◆ Required task:
Leave out the pictures and retype only the lines from the opening line to the line that holds "const sampleStep = 0.1;", both ends included.
***
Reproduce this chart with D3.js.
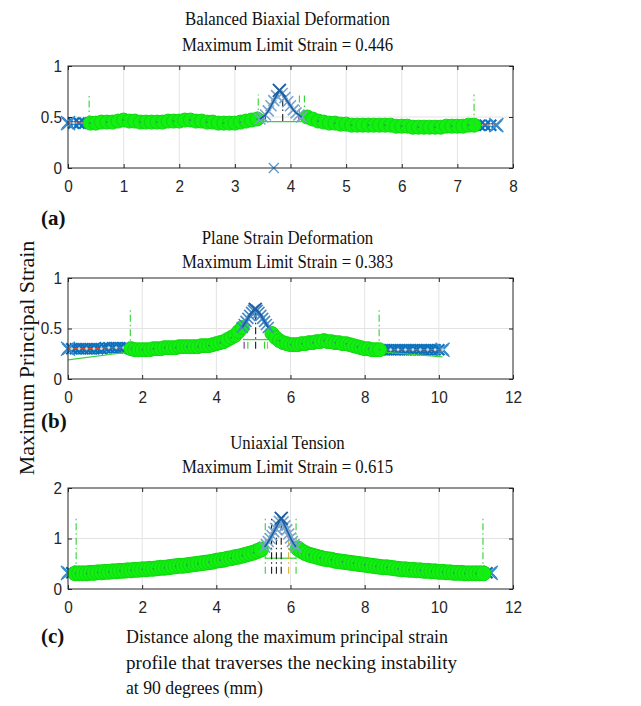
<!DOCTYPE html>
<html><head><meta charset="utf-8">
<script src="https://cdn.jsdelivr.net/npm/d3@7"></script>
<style>body{margin:0;background:#fff} svg{display:block}</style>
</head><body>
<svg id="chart" width="641" height="706"></svg>
<script>
// ---------------- DATA ----------------
const sampleStep = 0.1; // mm between profile samples

// (a) Balanced biaxial: strain profile, 0.0 .. 7.7 mm
const strainA = [
 .44,.44,.44,.44,.44,.44,.45,.45,.45,.46,
 .47,.46,.46,.45,.45,.45,.45,.45,.46,.46,
 .46,.47,.47,.46,.46,.45,.45,.44,.44,.44,
 .44,.45,.46,.47,.48,.50,.57,.66,.76,.69,
 .61,.54,.50,.50,.48,.46,.45,.44,.44,.43,
 .43,.42,.42,.42,.42,.42,.42,.42,.42,.41,
 .41,.41,.40,.40,.40,.40,.40,.40,.41,.41,
 .41,.41,.42,.42,.42,.42,.42,.42];
const peakDistA   = [3.45,3.50,3.55,3.60,3.65,3.70,3.75,3.80,3.85,3.90,3.95,4.00,4.05,4.10,4.15,4.20];
const peakStrainA = [0.48,0.50,0.52,0.56,0.61,0.66,0.71,0.76,0.73,0.69,0.65,0.61,0.57,0.54,0.52,0.50];

// (b) Plane strain: 0.0 .. 10.1 mm
const strainB = [
 .30,.30,.30,.30,.30,.30,.30,.30,.30,.30,
 .31,.31,.31,.31,.31,.31,.31,.30,.29,.29,
 .29,.29,.29,.30,.30,.30,.31,.31,.31,.31,
 .32,.32,.32,.32,.32,.32,.33,.33,.33,.34,
 .35,.36,.37,.39,.41,.43,.47,.51,.56,.62,
 .67,.67,.62,.56,.50,.45,.41,.38,.36,.35,
 .34,.34,.34,.35,.35,.36,.36,.37,.37,.38,
 .37,.37,.36,.36,.35,.35,.34,.33,.32,.31,
 .30,.30,.29,.29,.29,.29,.29,.29,.29,.29,
 .29,.29,.29,.29,.29,.29,.29,.29,.29,.29,.29,.29];
const peakDistB   = [4.70,4.75,4.80,4.85,4.90,4.95,5.00,5.05,5.10,5.15,5.20,5.25,5.30,5.35,5.40];
const peakStrainB = [0.51,0.54,0.57,0.60,0.63,0.66,0.68,0.69,0.68,0.66,0.63,0.60,0.57,0.54,0.51];

// (c) Uniaxial tension: 0.0 .. 11.4 mm
const strainC = [
 .32,.32,.31,.31,.31,.31,.32,.32,.33,.33,
 .34,.34,.35,.35,.36,.36,.37,.37,.38,.38,
 .39,.39,.40,.40,.41,.42,.42,.43,.44,.45,
 .46,.46,.47,.48,.49,.50,.51,.52,.53,.54,
 .56,.57,.58,.60,.61,.63,.64,.66,.68,.70,
 .72,.75,.78,.83,.94,1.06,1.20,1.34,1.33,1.17,
 1.01,.88,.80,.75,.71,.68,.66,.64,.62,.60,
 .59,.58,.56,.55,.54,.53,.52,.51,.50,.49,
 .48,.47,.46,.45,.44,.43,.43,.42,.41,.40,
 .39,.39,.38,.38,.37,.37,.36,.36,.35,.35,
 .34,.34,.33,.33,.32,.32,.32,.31,.31,.31,
 .31,.31,.31,.32,.32];
const peakDistC   = [5.30,5.35,5.40,5.45,5.50,5.55,5.60,5.65,5.70,5.75,5.80,5.85,5.90,5.95,6.00,6.05,6.10,6.15];
const peakStrainC = [0.83,0.88,0.94,1.00,1.06,1.13,1.20,1.27,1.34,1.40,1.33,1.25,1.17,1.09,1.01,0.94,0.88,0.83];

// region limits [blue end, green end] and peak window [start, end]
const regionsA = [0.4, 7.3], peakWinA = [3.45, 4.2];
const regionsB = [1.7, 8.4], peakWinB = [4.72, 5.42];
const regionsC = [0.2, 11.2], peakWinC = [5.3, 6.15];

// thin green fit lines: [x1, y1, x2, y2]
const fitA = [[3.5,0.455,4.2,0.455]];
const fitB = [[0,0.19,1.7,0.27],[8.4,0.27,10.1,0.22],[4.72,0.39,5.42,0.39]];
const fitC = [[5.32,0.61,6.15,0.61]];

// vertical dash-dot markers: [x, yFrom, yTo, kind]
const vertA = [[0.38,0.45,0.72,'g'],[3.42,0.47,0.72,'g'],[4.16,0.50,0.72,'g'],[4.25,0.50,0.72,'g'],[7.30,0.42,0.72,'g'],
               [3.86,0.46,0.75,'k'],[3.55,0.46,0.55,'p'],[4.15,0.46,0.53,'p']];
const vertB = [[1.68,0.28,0.70,'g'],[8.39,0.28,0.70,'g'],[5.06,0.30,0.70,'k'],
               [4.75,0.30,0.40,'p'],[4.85,0.30,0.40,'g'],[5.30,0.30,0.40,'g'],[5.38,0.30,0.40,'y']];
const vertC = [[0.22,0.30,1.42,'g'],[11.19,0.30,1.42,'g'],[5.32,0.30,1.42,'g'],[6.15,0.30,1.42,'g'],
               [5.49,0.30,1.40,'k'],[5.62,0.30,1.10,'k'],[5.75,0.30,1.40,'k'],[5.95,0.30,1.05,'y']];

const outliersA = [[3.7, 0.0]];

const xTicksA = [0,1,2,3,4,5,6,7,8];
const xTicksBC = [0,2,4,6,8,10,12];
const yTicksAB = [0,0.5,1];
const yTicksC = [0,1,2];

const titlesA = ["Balanced Biaxial Deformation","Maximum Limit Strain = 0.446"];
const titlesB = ["Plane Strain Deformation","Maximum Limit Strain = 0.383"];
const titlesC = ["Uniaxial Tension","Maximum Limit Strain = 0.615"];
const panelLabels = ["(a)","(b)","(c)"];
const yAxisLabel = "Maximum Principal Strain";
const xAxisLabel = ["Distance along the maximum principal strain",
                    "profile that traverses the necking instability",
                    "at 90 degrees (mm)"];

// ---------------- DRAWING ----------------
const svg = d3.select("#chart");
const L = 68, R = 513;
const serif = "'Liberation Serif','Times New Roman',serif";
const sans = "'Liberation Sans',Arial,sans-serif";
const vColors = {g:'#2fd42f', k:'#1a1a1a', p:'#7e2f8e', y:'#d8b030'};

const panels = [
 {strain:strainA, xMax:8, xTicks:xTicksA, yMax:1, yTicks:yTicksAB, top:66, bottom:168,
  titles:titlesA, titleY:[25,51], label:panelLabels[0], labelY:225,
  reg:regionsA, win:peakWinA, pd:peakDistA, ps:peakStrainA, fits:fitA, verts:vertA, outl:outliersA,
  hatch:'#7aa4cb', xs:5.5, gr:7},
 {strain:strainB, xMax:12, xTicks:xTicksBC, yMax:1, yTicks:yTicksAB, top:278, bottom:379,
  titles:titlesB, titleY:[244,268], label:panelLabels[1], labelY:428,
  reg:regionsB, win:peakWinB, pd:peakDistB, ps:peakStrainB, fits:fitB, verts:vertB, outl:[],
  hatch:'#4a88c4', xs:5.5, gr:7},
 {strain:strainC, xMax:12, xTicks:xTicksBC, yMax:2, yTicks:yTicksC, top:488, bottom:589,
  titles:titlesC, titleY:[449,473], label:panelLabels[2], labelY:643,
  reg:regionsC, win:peakWinC, pd:peakDistC, ps:peakStrainC, fits:fitC, verts:vertC, outl:[],
  hatch:'#7aa4cb', xs:5.5, gr:7.5}
];

function xPath(s){ return `M${-s},${-s}L${s},${s}M${-s},${s}L${s},${-s}`; }

// natural text widths measured once, then compressed slightly like the reference
function squeeze(sel, factor){
  const w = sel.node().getComputedTextLength();
  sel.attr("textLength", w*factor).attr("lengthAdjust","spacingAndGlyphs");
}

panels.forEach(p => {
  const x = d3.scaleLinear().domain([0,p.xMax]).range([L,R]);
  const y = d3.scaleLinear().domain([0,p.yMax]).range([p.bottom,p.top]);
  const g = svg.append("g");
  const pts = p.strain.map((v,i)=>({d:+(i*sampleStep).toFixed(2), v}));

  // grid
  g.append("g").selectAll("line").data(p.xTicks.slice(1,-1)).join("line")
    .attr("x1",d=>x(d)).attr("x2",d=>x(d)).attr("y1",p.top).attr("y2",p.bottom)
    .attr("stroke","#e3e3e3").attr("stroke-width",1);
  g.append("g").selectAll("line").data(p.yTicks.slice(1,-1)).join("line")
    .attr("x1",L).attr("x2",R).attr("y1",d=>y(d)).attr("y2",d=>y(d))
    .attr("stroke","#e3e3e3").attr("stroke-width",1);

  // blue end bands
  const blue = pts.filter(d => d.d <= p.reg[0]+1e-9 || d.d >= p.reg[1]-1e-9);
  const leftBlue = blue.filter(d=>d.d <= p.reg[0]+1e-9), rightBlue = blue.filter(d=>d.d >= p.reg[1]-1e-9);
  g.append("g").selectAll("path").data(blue).join("path")
    .attr("d", xPath(p.xs)).attr("transform",d=>`translate(${x(d.d)},${y(d.v)})`)
    .attr("stroke","#0b6fbd").attr("stroke-width",2.2).attr("fill","none");
  [leftBlue[0], rightBlue[rightBlue.length-1]].forEach(d=>{
    g.append("path").attr("d",xPath(7)).attr("transform",`translate(${x(d.d)},${y(d.v)})`)
      .attr("stroke","#3f8fcf").attr("stroke-width",1.6).attr("fill","none");
  });
  const ln = d3.line().x(d=>x(d.d)).y(d=>y(d.v));
  [leftBlue,rightBlue].forEach(seg=>{
    g.append("path").attr("d",ln(seg)).attr("stroke","#d9531e").attr("stroke-width",1.2).attr("fill","none");
    g.append("g").selectAll("circle").data(seg.filter((d,i)=>i%2===1)).join("circle")
      .attr("cx",d=>x(d.d)).attr("cy",d=>y(d.v)).attr("r",1.4).attr("fill","#c9d9e6");
  });

  // green fit lines
  g.append("g").selectAll("line").data(p.fits).join("line")
    .attr("x1",d=>x(d[0])).attr("y1",d=>y(d[1])).attr("x2",d=>x(d[2])).attr("y2",d=>y(d[3]))
    .attr("stroke","#3ad23a").attr("stroke-width",1.2);

  // green circles
  const green = pts.filter(d => d.d >= p.reg[0]-1e-9 && d.d <= p.reg[1]+1e-9 && (d.d < p.win[0] || d.d > p.win[1]));
  g.append("g").selectAll("circle").data(green).join("circle")
    .attr("cx",d=>x(d.d)).attr("cy",d=>y(d.v)).attr("r",p.gr)
    .attr("fill","#11f011").attr("stroke","#0fd80f").attr("stroke-width",1);
  g.append("g").selectAll("circle").data(green.filter((d,i)=>i%3===0)).join("circle")
    .attr("cx",d=>x(d.d)).attr("cy",d=>y(d.v)).attr("r",0.9).attr("fill","#3a8c7a");

  // vertical dash-dot lines
  g.append("g").selectAll("line").data(p.verts).join("line")
    .attr("x1",d=>x(d[0])).attr("x2",d=>x(d[0])).attr("y1",d=>y(d[1])).attr("y2",d=>y(d[2]))
    .attr("stroke",d=>vColors[d[3]]).attr("stroke-width",1.1).attr("stroke-dasharray","7,3,1.5,3");

  // peak hatch markers + line
  const peak = p.pd.map((d,i)=>({d, v:p.ps[i]}));
  g.append("g").selectAll("path").data(peak).join("path")
    .attr("d", xPath(5.5)).attr("transform",d=>`translate(${x(d.d)},${y(d.v)})`)
    .attr("stroke",p.hatch).attr("stroke-width",1.6).attr("fill","none");
  g.append("path").attr("d",ln(peak)).attr("stroke","#1560a8").attr("stroke-width",1.6).attr("fill","none");
  const top = peak.reduce((a,b)=>b.v>a.v?b:a);
  g.append("path").attr("d",xPath(6.5)).attr("transform",`translate(${x(top.d)},${y(top.v)})`)
    .attr("stroke","#1f5f9f").attr("stroke-width",1.8).attr("fill","none");

  // outliers
  g.append("g").selectAll("path").data(p.outl).join("path")
    .attr("d", xPath(5)).attr("transform",d=>`translate(${x(d[0])},${y(d[1])})`)
    .attr("stroke","#5b9bd5").attr("stroke-width",1.3).attr("fill","none");

  // axes (ticks inward)
  const ax = g.append("g");
  const bottomAx = d3.axisBottom(x).tickValues(p.xTicks).tickSize(-4).tickPadding(12).tickFormat(d=>String(d));
  const topAx = d3.axisTop(x).tickValues(p.xTicks).tickSize(-4).tickFormat("");
  const leftAx = d3.axisLeft(y).tickValues(p.yTicks).tickSize(-4).tickPadding(6).tickFormat(d=>String(d));
  const rightAx = d3.axisRight(y).tickValues(p.yTicks).tickSize(-4).tickFormat("");
  [[bottomAx,`translate(0,${p.bottom})`],[topAx,`translate(0,${p.top})`],
   [leftAx,`translate(${L},0)`],[rightAx,`translate(${R},0)`]].forEach(([a,t])=>{
    const s = ax.append("g").attr("transform",t).call(a);
    s.select(".domain").remove();
    s.selectAll(".tick line").attr("stroke","#262626");
    s.selectAll("text").attr("font-size",17).attr("fill","#262626").attr("font-family",sans)
      .each(function(){ squeeze(d3.select(this), 0.9); });
  });
  g.append("rect").attr("x",L).attr("y",p.top).attr("width",R-L).attr("height",p.bottom-p.top)
    .attr("fill","none").attr("stroke","#262626").attr("stroke-width",1);

  // titles
  p.titles.forEach((t,i)=>{
    const tt = svg.append("text").attr("x",(L+R)/2-3).attr("y",p.titleY[i]).attr("text-anchor","middle")
      .attr("font-family",serif).attr("font-size",19.5).attr("fill","#111").text(t);
    squeeze(tt, 0.86);
  });
  svg.append("text").attr("x",41).attr("y",p.labelY).attr("font-family",serif)
    .attr("font-weight","bold").attr("font-size",21).attr("fill","#111").text(p.label);
});

// y axis label
svg.append("text").attr("transform","translate(34,358) rotate(-90)").attr("text-anchor","middle")
  .attr("font-family",serif).attr("font-size",22).attr("fill","#111").text(yAxisLabel);

// x axis caption
const capLen = [322, 331, 137];
xAxisLabel.forEach((t,i)=>{
  svg.append("text").attr("x",126).attr("y",643+i*25.5).attr("font-family",serif)
    .attr("font-size",18.5).attr("fill","#111").attr("textLength",capLen[i])
    .attr("lengthAdjust","spacingAndGlyphs").text(t);
});
</script>
</body></html>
***
◆ Written response:
Reproduce this chart with D3.js.
<!DOCTYPE html>
<html><head><meta charset="utf-8">
<script src="https://cdn.jsdelivr.net/npm/d3@7"></script>
<style>body{margin:0;background:#fff} svg{display:block}</style>
</head><body>
<svg id="chart" width="641" height="706"></svg>
<script>
// ---------------- DATA ----------------
const sampleStep = 0.1; // mm between profile samples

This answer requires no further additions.